Liberty Financial has priced A$1.0 billion securitisation deal, backed by a portfolio of solely prime mortgages. This deal, Liberty's eighth prime mortgage securitisation overall and its first prime mortgage deal for 2021, takes Liberty’s total RMBS issuance for the month of March to more than A$1.6 billion.
Pricing for three tranches of the Liberty PRIME Series 2021-1 transaction, to be rated Aaa(sf)/AAAsf by Moody’s Investors Service and Fitch Ratings, was disclosed by Liberty yesterday:
• The A$850 million Class A1 notes, with a weighted average life of about 2.6 years, were priced at a margin of 75 basis points over the one month bank bill swap rate.

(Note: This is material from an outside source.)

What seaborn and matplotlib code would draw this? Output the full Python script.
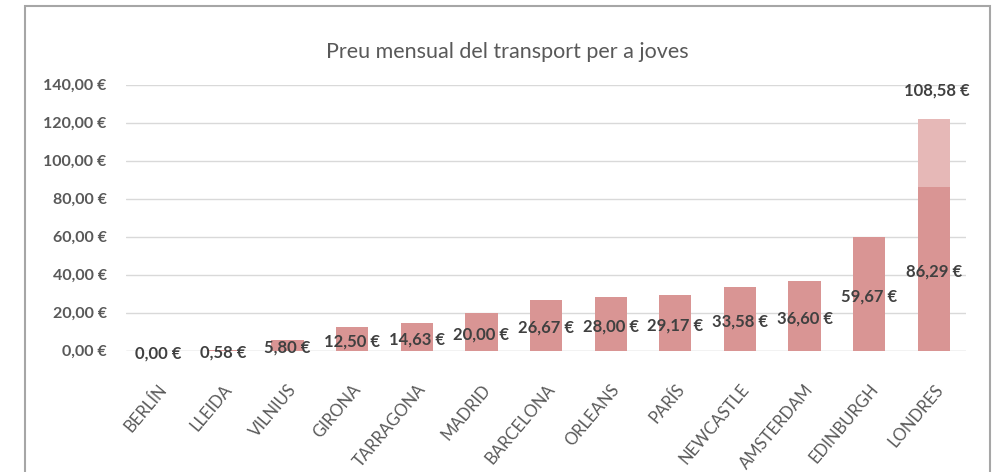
import matplotlib
matplotlib.use("Agg")
import matplotlib.pyplot as plt
import matplotlib.patches as mpatches
import seaborn as sns
import pandas as pd

# Data
ciutats = ["BERLÍN", "LLEIDA", "VILNIUS", "GIRONA", "TARRAGONA", "MADRID", "BARCELONA",
           "ORLEANS", "PARÍS", "NEWCASTLE", "AMSTERDAM", "EDINBURGH", "LONDRES"]
preu = [0.00, 0.58, 5.80, 12.50, 14.63, 20.00, 26.67, 28.00, 29.17, 33.58, 36.60, 59.67, 86.29]
extra = [0, 0, 0, 0, 0, 0, 0, 0, 0, 0, 0, 0, 35.5]   # lighter segment on top of LONDRES
etiqueta_extra = "108,58 €"
yticks = [0, 20, 40, 60, 80, 100, 120, 140]

df = pd.DataFrame({"ciutat": ciutats, "preu": preu, "extra": extra})
df["total"] = df["preu"] + df["extra"]

sns.set_style("white")
plt.rcParams["font.family"] = ["Lato", "DejaVu Sans"]

fig = plt.figure(figsize=(9.95, 4.72), dpi=100)
ax = fig.add_axes([0.1266, 0.257, 0.8444, 0.5636])

# chart border (Excel-like frame, cut at the bottom)
fig.patches.append(mpatches.Rectangle((25 / 995, -0.1), 965 / 995, 1.1 - 6 / 472,
                                      transform=fig.transFigure, fill=False,
                                      edgecolor="#A6A6A6", linewidth=1.5))

sns.barplot(data=df, x="ciutat", y="total", color="#E6B8B7", saturation=1,
            width=0.5, linewidth=0, ax=ax)
sns.barplot(data=df, x="ciutat", y="preu", color="#D99594", saturation=1,
            width=0.5, linewidth=0, ax=ax)

ax.set_ylim(0, 140)
ax.set_xlim(-0.5, len(ciutats) - 0.5)
ax.set_yticks(yticks)
ax.set_yticklabels([f"{v:.2f} €".replace(".", ",") for v in yticks],
                   fontsize=11.5, color="#595959", fontweight="bold")
ax.set_xticks(range(len(ciutats)))
ax.set_xticklabels(ciutats, rotation=50, ha="right", rotation_mode="anchor",
                   fontsize=12, color="#595959")
ax.tick_params(axis="y", length=0, pad=14)
ax.tick_params(axis="x", length=0, pad=22)
ax.set_xlabel("")
ax.set_ylabel("")
for s in ax.spines.values():
    s.set_visible(False)
for y in yticks:
    ax.axhline(y, color="#D9D9D9" if y else "#BFBFBF", linewidth=1, zorder=0)

# value labels, centred on each bar
for i, v in enumerate(preu):
    ax.text(i, v / 2 - 1.3, f"{v:.2f} €".replace(".", ","), ha="center", va="center",
            fontsize=12, fontweight="bold", color="#404040")
ax.text(len(ciutats) - 1 + 0.05, 137, etiqueta_extra, ha="center", va="center",
        fontsize=12, fontweight="bold", color="#404040")

fig.text(0.51, 0.89, "Preu mensual del transport per a joves", ha="center",
         va="center", fontsize=15.5, color="#595959")

fig.savefig("out.png", dpi=100)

• The $44 million Class A2 notes, with a weighted average life of about 4.1 years, priced at a margin of 95 basis points over 1m BBSW.
• The A$43 million Class AB notes to be rated, with a weighted average life of about 4.1 years, priced at a margin of 115 basis points over 1m BBSW.
• The pricing of the Class B, C, D, E and F notes, expected to be rated by Moody's as Aa2(sf), A2(sf), Baa2(sf), Ba2(sf) and B2(sf), respectively, was not disclosed.
The issue is backed by a pool of prime residential mortgages with a weighted average loan-to-value ratio of 67 per cent. In addition, the collateral is well seasoned at approximately 22 months.
National Australia Bank was the sole arranger and was also a joint lead manager, along with BofA Securities, Commonwealth Bank of Australia, Deutsche Bank and Westpac Banking Corporation.
Defence Bank also priced an RMBS deal yesterday, its first for 2021. The six tranches of the Salute Series 2021-1 were headed by a A$276 million tranche of Class A notes, which priced at 70 basis points over 1-month BBSW. These notes were rated Aaa(sf) by Moody's.
The $15.6 million tranche of Class B notes was priced at 150 bp over 1mBBSW. All six Salute Series tranches were priced at par.
The notes are backed by a pool of prime first ranking residential mortgage loans originated by Defence Bank. The arranger and sole lead manager was ANZ.
Earlier this week specialist non-bank finance company RedZed Lending Solutions raised A$550 million, its largest RMBS transaction to date. The portfolio included 96.5 per cent of loans to self-employed borrowers, mostly extended on an 'alt doc' basis.